-- WRITTEN REQUEST --
From the very first line of the data to the line containing "const legendNames = ['中央値', '平均値', '外れ値'];", retype everything exactly, leaving the pictures behind.
=== SUPPLIED DATA ===
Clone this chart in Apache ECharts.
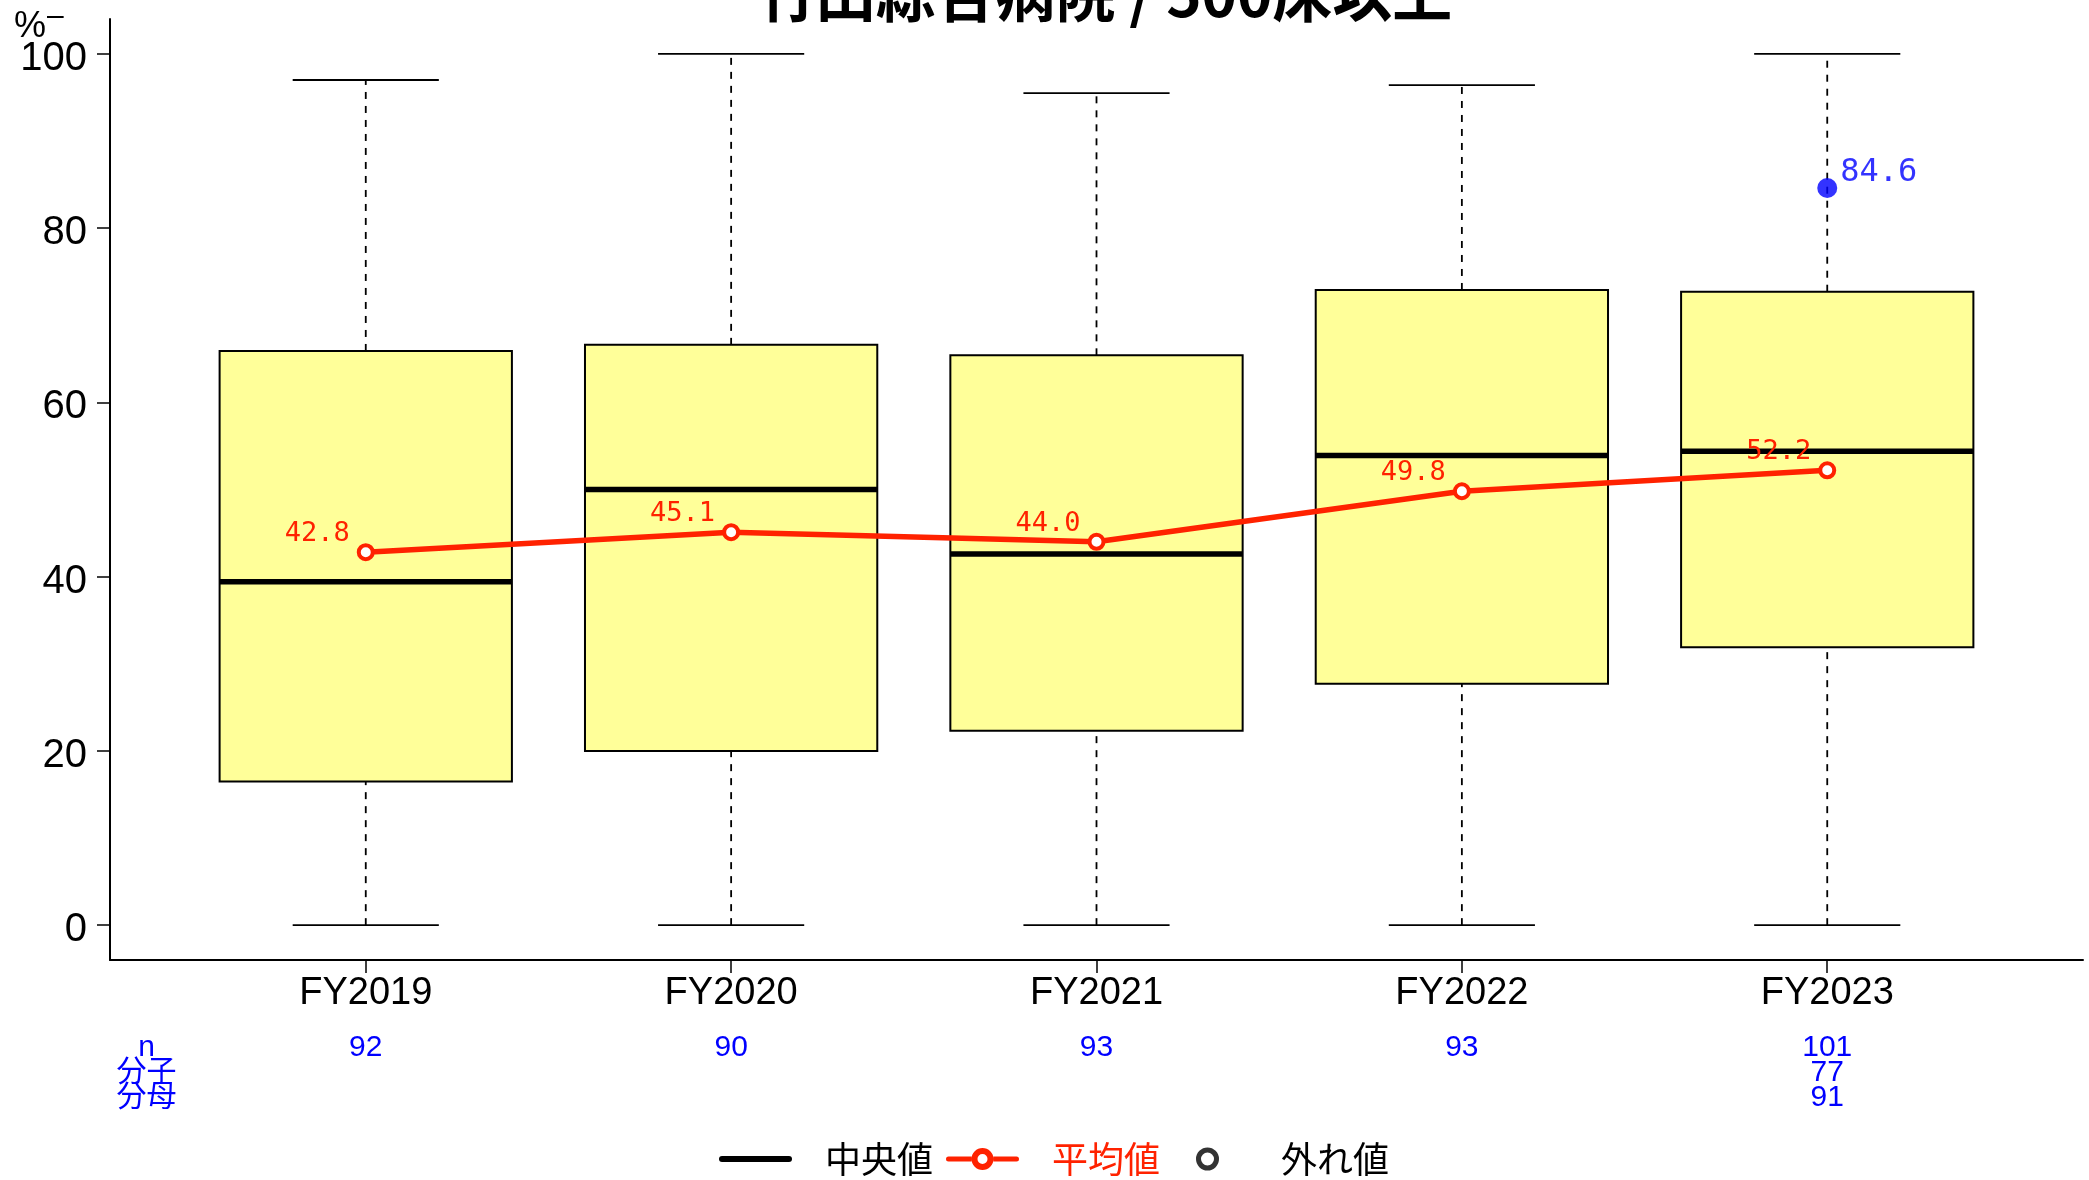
<!DOCTYPE html>
<html>
<head>
<meta charset="utf-8">
<script src="https://cdn.jsdelivr.net/npm/echarts@6/dist/echarts.min.js"></script>
<style>
html,body{margin:0;padding:0;background:#fff;}
#chart{width:2089px;height:1180px;}
</style>
</head>
<body>
<div id="chart"></div>
<script>
const titleText = '竹田綜合病院 / 500床以上';
const categories = ['FY2019', 'FY2020', 'FY2021', 'FY2022', 'FY2023'];
const whiskerLow = [0, 0, 0, 0, 0];
const q1 = [16.5, 20.0, 22.3, 27.7, 31.9];
const median = [39.4, 50.0, 42.6, 53.9, 54.4];
const q3 = [65.9, 66.6, 65.4, 72.9, 72.7];
const whiskerHigh = [97.0, 100, 95.5, 96.4, 100];
const means = [42.8, 45.1, 44.0, 49.8, 52.2];
const hospitalValues = [null, null, null, null, 84.6];
const nCounts = ['92', '90', '93', '93', '101'];
const numerators = ['', '', '', '', '77'];
const denominators = ['', '', '', '', '91'];
const rowHeader = ['n', '分子', '分母'];
const yTicks = [0, 20, 40, 60, 80, 100];
const legendNames = ['中央値', '平均値', '外れ値'];

const latin = '"Liberation Sans Narrow", "Liberation Sans", Arial, sans-serif';
const cjk = '"Liberation Sans", "Noto Sans CJK JP", sans-serif';
const mono = '"DejaVu Sans Mono", monospace';
const RED = '#ff2200';
const BLUE = '#0000ff';

const xPos = categories.map((c, i) => i + 1);
const boxData = categories.map((c, i) => [xPos[i], whiskerLow[i], q1[i], median[i], q3[i], whiskerHigh[i]]);
const meanData = categories.map((c, i) => [xPos[i], means[i]]);
const hospData = [];
hospitalValues.forEach((v, i) => { if (v != null) hospData.push([xPos[i], v]); });

function renderBox(params, api) {
  const x = api.value(0);
  const lo = api.coord([x, api.value(1)]);
  const b1 = api.coord([x, api.value(2)]);
  const md = api.coord([x, api.value(3)]);
  const b3 = api.coord([x, api.value(4)]);
  const hi = api.coord([x, api.value(5)]);
  const halfBox = api.size([0.4, 0])[0];
  const halfCap = api.size([0.2, 0])[0];
  const cx = lo[0];
  const dash = { stroke: '#000', lineWidth: 1.8, lineDash: [7, 7] };
  const solid = { stroke: '#000', lineWidth: 1.8 };
  return {
    type: 'group',
    children: [
      { type: 'line', shape: { x1: cx, y1: b3[1], x2: cx, y2: hi[1] }, style: dash },
      { type: 'line', shape: { x1: cx, y1: lo[1], x2: cx, y2: b1[1] }, style: dash },
      { type: 'line', shape: { x1: cx - halfCap, y1: hi[1], x2: cx + halfCap, y2: hi[1] }, style: solid },
      { type: 'line', shape: { x1: cx - halfCap, y1: lo[1], x2: cx + halfCap, y2: lo[1] }, style: solid },
      { type: 'rect', shape: { x: cx - halfBox, y: b3[1], width: halfBox * 2, height: b1[1] - b3[1] },
        style: { fill: '#ffff99', stroke: '#000', lineWidth: 2 } },
      { type: 'line', shape: { x1: cx - halfBox, y1: md[1], x2: cx + halfBox, y2: md[1] },
        style: { stroke: '#000', lineWidth: 5.5 } }
    ]
  };
}

const medianIcon = 'path://M3,0 H70 A3,3 0 0,1 70,6 H3 A3,3 0 0,1 3,0 Z';
const meanIcon = 'path://M2.5,8.5 H25.5 V13.5 H2.5 A2.5,2.5 0 0,1 2.5,8.5 Z M47.5,8.5 H70.5 A2.5,2.5 0 0,1 70.5,13.5 H47.5 Z ' +
  'M25.5,11 A11,11 0 1,1 47.5,11 A11,11 0 1,1 25.5,11 Z M31.5,11 A5,5 0 1,0 41.5,11 A5,5 0 1,0 31.5,11 Z';

function legendFor(name, left, icon, color, padLeft, itemHeight, itemStyle) {
  return {
    left: left, top: 1141, itemWidth: 73, itemHeight: itemHeight, selectedMode: false, padding: 0,
    textStyle: { fontFamily: '"Noto Sans CJK JP", sans-serif', fontSize: 36, color: color, padding: [0, 0, 0, padLeft] },
    data: [{ name: name, icon: icon, itemStyle: itemStyle }]
  };
}

const chart = echarts.init(document.getElementById('chart'));
chart.setOption({
  animation: false,
  backgroundColor: '#fff',
  title: {
    text: titleText,
    left: 1099,
    textAlign: 'center',
    top: -41,
    textStyle: { fontFamily: '"Noto Sans CJK JP", sans-serif', fontSize: 60, fontWeight: 'bold', color: '#000' }
  },
  graphic: [{
    type: 'text', left: 14, top: 9,
    style: { text: '%', font: '36px "Liberation Sans Narrow", "Liberation Sans", sans-serif', fill: '#000' }
  }, {
    type: 'text', left: 47, top: 2,
    style: { text: '–', font: '30px "Liberation Sans", sans-serif', fill: '#000' }
  }],
  grid: { left: 110, right: 6, top: 19, bottom: 220 },
  xAxis: [{
    type: 'value', min: 0.3, max: 5.7,
    axisLine: { show: true, onZero: false, lineStyle: { color: '#000', width: 2 } },
    axisTick: { show: true, customValues: xPos, length: 13, lineStyle: { color: '#000', width: 1.5 } },
    axisLabel: { customValues: xPos, formatter: v => categories[Math.round(v) - 1], fontFamily: latin, fontSize: 38, color: '#000', margin: 15 },
    splitLine: { show: false }
  }, {
    type: 'value', min: 0.3, max: 5.7, position: 'bottom',
    axisLine: { show: false }, axisTick: { show: false }, splitLine: { show: false },
    axisLabel: {
      customValues: [0.4].concat(xPos),
      formatter: v => {
        if (v < 0.9) return rowHeader.join('\n');
        const i = Math.round(v) - 1;
        const lines = [nCounts[i]];
        if (numerators[i] || denominators[i]) { lines.push(numerators[i]); lines.push(denominators[i]); }
        return lines.join('\n');
      },
      fontFamily: cjk, fontSize: 30, lineHeight: 25, color: BLUE, margin: 75
    }
  }],
  yAxis: {
    type: 'value', min: -4, max: 104,
    axisLine: { show: true, lineStyle: { color: '#000', width: 2 } },
    axisTick: { show: true, customValues: yTicks, length: 13, lineStyle: { color: '#000', width: 1.5 } },
    axisLabel: { customValues: yTicks, fontFamily: latin, fontSize: 40, color: '#000', margin: 23, verticalAlign: 'top', lineHeight: 10 },
    splitLine: { show: false }
  },
  legend: [
    legendFor(legendNames[0], 719, medianIcon, '#000', 28, 25, { color: '#000', borderWidth: 0 }),
    legendFor(legendNames[1], 946, meanIcon, RED, 28, 25, { color: RED, borderWidth: 0 }),
    legendFor(legendNames[2], 1196, 'circle', '#000', 32, 18, { color: '#fff', borderColor: '#000', borderWidth: 5 })
  ],
  series: [
    { type: 'custom', name: 'box', renderItem: renderBox, data: boxData, encode: { x: 0, y: [1, 2, 3, 4, 5] }, z: 2, silent: true },
    { type: 'line', name: legendNames[0], data: [], symbol: 'none', itemStyle: { color: '#000' }, lineStyle: { color: '#000', width: 6 } },
    {
      type: 'line', name: legendNames[1], data: meanData, z: 5,
      symbol: 'circle', symbolSize: 14, showAllSymbol: true,
      lineStyle: { color: RED, width: 5.5 },
      itemStyle: { color: '#fff', borderColor: RED, borderWidth: 4 },
      label: { show: true, position: 'left', distance: 7, offset: [0, -18], formatter: p => p.value[1].toFixed(1),
        fontFamily: mono, fontSize: 27, color: RED }
    },
    { type: 'scatter', name: legendNames[2], data: [], symbol: 'circle', symbolSize: 18,
      itemStyle: { color: '#fff', borderColor: '#000', borderWidth: 4 } },
    {
      type: 'scatter', name: '当院', data: hospData, z: 6, symbol: 'circle', symbolSize: 20,
      itemStyle: { color: BLUE },
      label: { show: true, position: 'right', distance: 3, offset: [0, -15], formatter: p => p.value[1].toFixed(1),
        fontFamily: mono, fontSize: 32, color: BLUE }
    }
  ]
});
</script>
</body>
</html>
===
-- WRITTEN ANSWER --
Clone this chart in Apache ECharts.
<!DOCTYPE html>
<html>
<head>
<meta charset="utf-8">
<script src="https://cdn.jsdelivr.net/npm/echarts@6/dist/echarts.min.js"></script>
<style>
html,body{margin:0;padding:0;background:#fff;}
#chart{width:2089px;height:1180px;}
</style>
</head>
<body>
<div id="chart"></div>
<script>
const titleText = '竹田綜合病院 / 500床以上';
const categories = ['FY2019', 'FY2020', 'FY2021', 'FY2022', 'FY2023'];
const whiskerLow = [0, 0, 0, 0, 0];
const q1 = [16.5, 20.0, 22.3, 27.7, 31.9];
const median = [39.4, 50.0, 42.6, 53.9, 54.4];
const q3 = [65.9, 66.6, 65.4, 72.9, 72.7];
const whiskerHigh = [97.0, 100, 95.5, 96.4, 100];
const means = [42.8, 45.1, 44.0, 49.8, 52.2];
const hospitalValues = [null, null, null, null, 84.6];
const nCounts = ['92', '90', '93', '93', '101'];
const numerators = ['', '', '', '', '77'];
const denominators = ['', '', '', '', '91'];
const rowHeader = ['n', '分子', '分母'];
const yTicks = [0, 20, 40, 60, 80, 100];
const legendNames = ['中央値', '平均値', '外れ値'];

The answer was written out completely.